Should You Use Coconut Oil for Your Face?
Despite the antibacterial and antimicrobial properties of coconut oil, however, it's not the greatest acne-fighter. "Coconut oil is fairly comedogenic, meaning it can clog pores and contribute to acne," says King. "If you have oily skin and are acne-prone, coconut oil shouldn't be applied to acne-prone areas." Steer clear of applying coconut oil to your face, chest, upper back and shoulders, as these areas of skin have the most oil glands, and do test patches on other areas of your body before going all in.
"I also don't recommend coconut oil for use as a sunscreen," says Friedler. "There's not enough evidence to support its use in this role." Coconut oil is estimated to have an SPF value of 8 and blocks only 20% of the sun's rays, according to the Mayo Clinic. It's recommended your skin be protected instead with broad-spectrum sunscreen that's at least SPF 30.
How to Choose the Best Coconut Oil for Skin
Both refined and unrefined coconut oils have triglycerides (fatty acids) and would be excellent moisturizers.

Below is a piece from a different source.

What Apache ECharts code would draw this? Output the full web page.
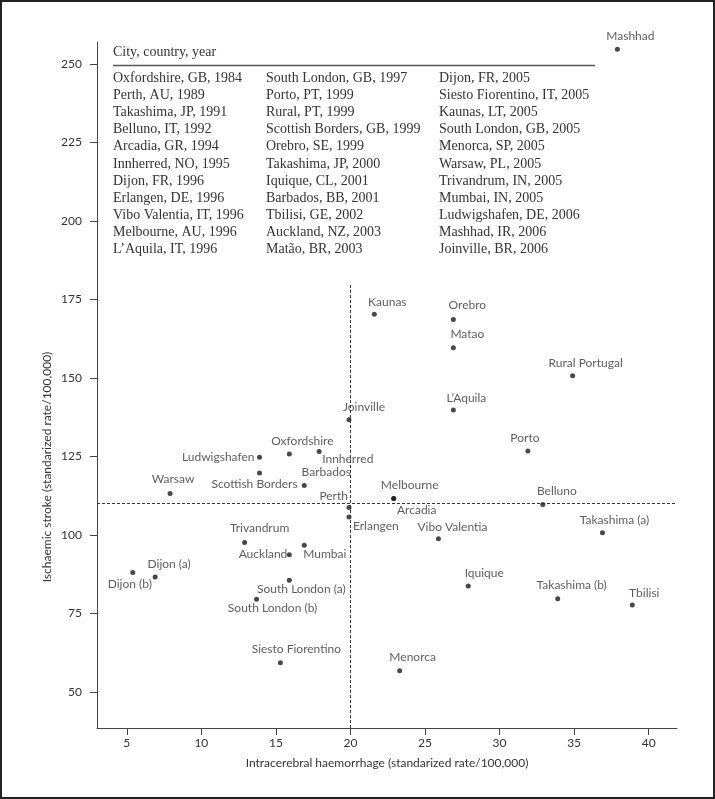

But because unrefined coconut oil has a higher content of phytonutrients (compounds produced by plants to help protect them from environmental threats, such as antioxidants), it's the best choice for skincare.
"The high temperatures used in the manufacturing process for refined coconut oil remove many of the oil's antioxidants, which is why skincare experts recommend using unrefined coconut oil for the additional benefits," says King.
Going with an organic cold-pressed coconut oil means a gentler processing method is used that doesn't include pesticides, chemicals or additives in the finished product—another huge plus for your skin.
When you're ready to add coconut oil to your skincare routine—as a moisturizer, lip balm, shaving cream, or all of the above—consider taking one of these popular options for a spin.
All Good Organic Coconut Oil Skin Food
This coconut oil is hand-crafted in small batches with organic unrefined coconut oil that's both USDA and Leaping Bunny certified. It's also available in scents, like lavender and lemongrass, so you can enjoy relaxing aromatherapy benefits while you moisturize.
Coco & Co. Organic Pure Extra Virgin Coconut Oil
Coco & Co.'s coconut oil is made using the freshest coconuts—no older than three days—and a meticulous extraction method that results in crystal clear coconut oil that won't go rancid.
Kopari Organic Coconut Melt
Kopari Organic Coconut Melt is made in sustainable, solar-powered labs in Southern California using only fresh, organic coconuts.
Nutiva Organic Cold-Pressed Coconut Oil
Nutiva partners with organic farmers for fresh, organic coconuts and stringently adheres to USDA-certified organic and non-GMO guidelines. The popular brand uses an all-natural cold press extraction process to yield pure, nutrient-rich coconut oil.
Viva Naturals Unrefined Cold-Pressed Coconut Oil
Viva Naturals cold-pressed coconut oil is USDA-certified, non-GMO and is grown and harvested organically without the use of harmful chemicals or additives.